Graphical Signature#

from qualtran.drawing import show_bloqs
show_bloqs([swap_bit],
           ['`swap_bit`'])

TwoBitCSwap#

Swap two bits controlled on a control bit.

This is sometimes known as the Fredkin Gate.

Registers#

  • ctrl: the control bit

  • x: the first bit

  • y: the second bit

References#

from qualtran.bloqs.basic_gates import TwoBitCSwap

Example Instances#

cswap_bit = TwoBitCSwap()

Graphical Signature#

from qualtran.drawing import show_bloqs
show_bloqs([cswap_bit],
           ['`cswap_bit`'])

Clifford+T circuit#

In Qualtran, this bloq is treated as atomic because its implementation is architecture-dependent. A clifford+T compilation is provided via a Cirq circuit on the to_clifford_t_circuit() method

cswap_bit.to_clifford_t_circuit()

                            ┌──┐          ┌─────┐
ctrl: ───────@───T───────────@─────@───────────@────────────────
             │               │     │           │
x: ──────X───X───T^-1───X────┼T────X───────T^-1┼────X───T───X───
         │              │    │                 │    │       │
y: ──────@───H───T──────@────X─────T^-1────────X────@───H───@───
                            └──┘          └─────┘

Swap#

Swap two registers

This corresponds to a qubitwise TwoBitSwap on the two registers.

Parameters#

  • bitsize: The bitsize of each of the two registers being swapped.

Registers#

  • x: the first register

  • y: the second register

from qualtran.bloqs.basic_gates import Swap

Example Instances#

n = sympy.Symbol('n', positive=True, integer=True)
swap = Swap(bitsize=n)

swap_small = Swap(bitsize=4)

swap_large = Swap(bitsize=64)

Graphical Signature#

from qualtran.drawing import show_bloqs
show_bloqs([swap, swap_small, swap_large],
           ['`swap`', '`swap_small`', '`swap_large`'])

Call Graph#

from qualtran.resource_counting.generalizers import ignore_split_join
swap_g, swap_sigma = swap.call_graph(max_depth=1, generalizer=ignore_split_join)
show_call_graph(swap_g)
show_counts_sigma(swap_sigma)
../../_images/9514e505bcc5ff7a78fe2144cb5ca166159b33572bddf29f23d4b8c9499bb162.svg

Counts totals:

  • TwoBitSwap: $\displaystyle n$

CSwap#

Swap two registers controlled on a control bit.

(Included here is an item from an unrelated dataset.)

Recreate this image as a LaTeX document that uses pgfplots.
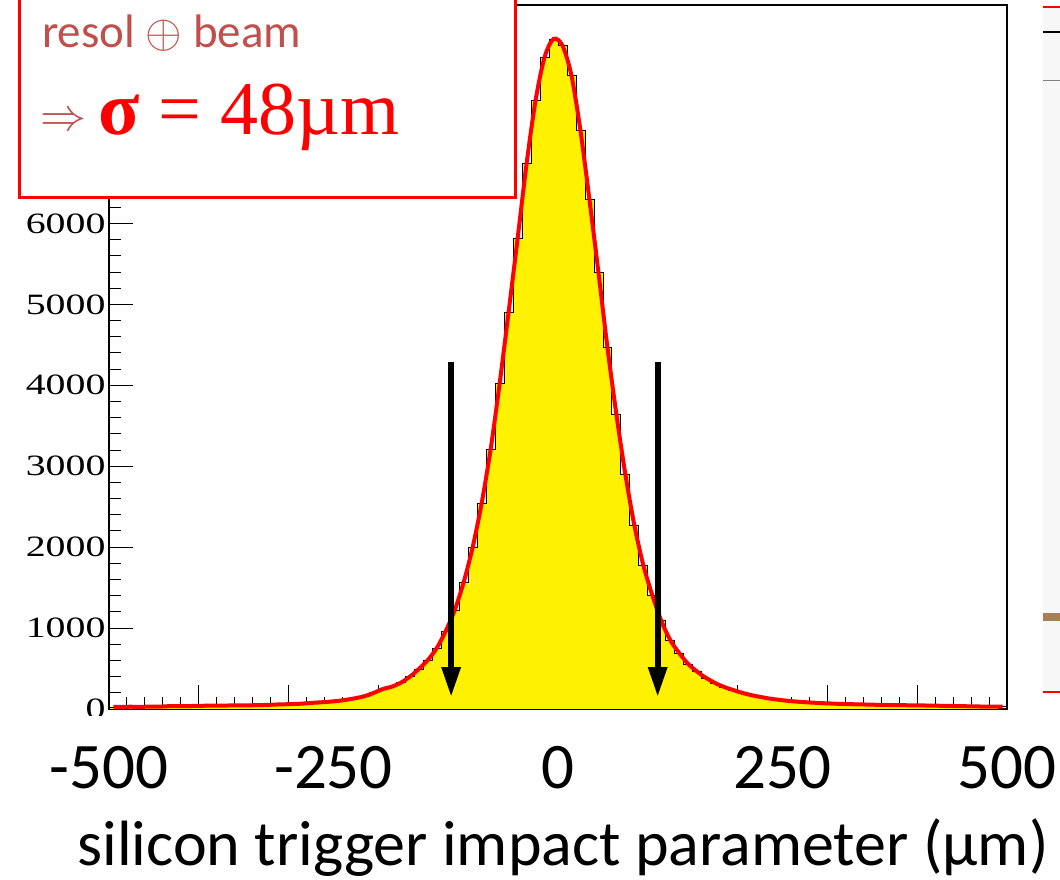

This decomposes into a qubitwise TwoBitCSwap on the two target registers, and takes \(n\) TwoBitCSwap gates.

Parameters#

  • bitsize: The bitsize of each of the two registers being swapped.

Registers#

  • ctrl: the control bit

  • x: the first register

  • y: the second register

from qualtran.bloqs.basic_gates import CSwap

Example Instances#

n = sympy.Symbol('n', positive=True, integer=True)
cswap = CSwap(bitsize=n)

# A small version on four bits.
cswap_small = CSwap(bitsize=4)

# A large version that swaps 64-bit registers.
cswap_large = CSwap(bitsize=64)

Graphical Signature#

from qualtran.drawing import show_bloqs
show_bloqs([cswap, cswap_small, cswap_large],
           ['`cswap`', '`cswap_small`', '`cswap_large`'])

Call Graph#

from qualtran.resource_counting.generalizers import ignore_split_join
cswap_g, cswap_sigma = cswap.call_graph(max_depth=1, generalizer=ignore_split_join)
show_call_graph(cswap_g)
show_counts_sigma(cswap_sigma)
../../_images/cba56644c0065a9d0657cfb6a6aa1085a597969fba721b81b20425f602db1d12.svg

Counts totals:

  • TwoBitCSwap: $\displaystyle n$